Spring Selling Season Already Goes to Heck, Pending Home Sales Plunge. Banking Crisis to Blame?

A harbinger for closed sales in April and May.

By Wolf Richter for WOLF STREET.

March is with both feet in the spring selling season, when home sales jump and when prices move higher, and where everything looks rosy for a few months, no matter what, after the dreariness of winter.

So, well then, here we go again. Pending home sales – which are “a forward-looking indicator of home sales based on contract signings” – fell by 5.2% in March from February, according to the National Association of Realtors today, thereby annihilating the little-bitty gain in February that had sent all the headlines abuzz with hype.

The index value was set at 100 for contract signings in 2001. Today’s value of 78.9 is down 21.1% from the index average in 2001. Compared to prior Marches, the index value of contract signings plunged…

  • By 23.2% from March 2022
  • By 30.2% from March 2021
  • By 25.1% from March 2019.

By the way, as you can see in the chart above (data via YCharts), that little bitty gain in February that had sent all the headlines abuzz with hype was revised away in today’s release, and February was now flat with January.

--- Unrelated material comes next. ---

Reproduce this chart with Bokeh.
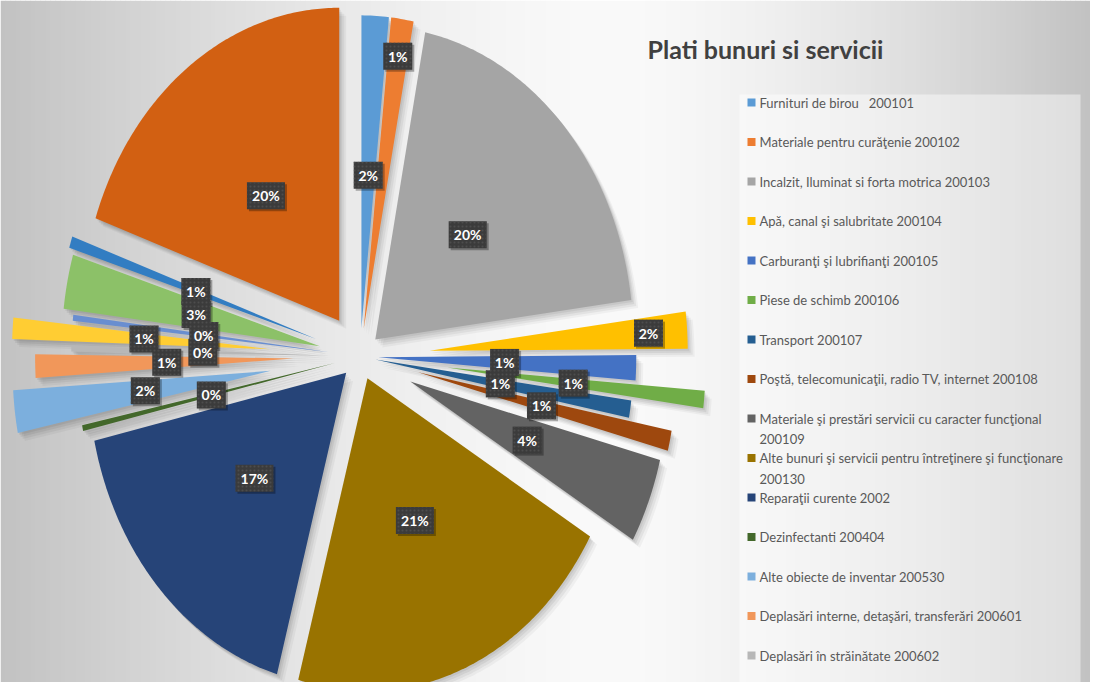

The NAR defines a “pending sale” as a transaction where the contract was signed but has not yet closed. Deals can fall through for a variety of reasons. If all goes well, the sale usually closes within a month or two of contract signing. So this is a harbinger for closed sales in April.

Banking crisis to blame?

Pending home sales by region, compared to March a year ago, plunged by the most in the West.

The National Association of Realtors didn’t say, but the banking crisis burst on the scene in early March. Silicon Valley Bank imploded on March 10, which shook up the entire startup ecosystem not only in Silicon Valley but across the US. The run on the bank had started weeks earlier, the startup scene was atwitter with it, so to speak; it just culminated in the final few days.

And First Republic in San Francisco hasn’t quite imploded yet, it’s still standing, knock on wood, but it’s in huge trouble after a massive run on its uninsured deposits. It has been teetering for weeks, and its stock price collapsed.

The banking crisis has rattled a lot of nerves not only in the region, but in the overall banking sector, on Wall Street, and among regulators. And for regular people, it turned into a messy spectacle played out in the media in front of them, and some may have gotten cold feet again.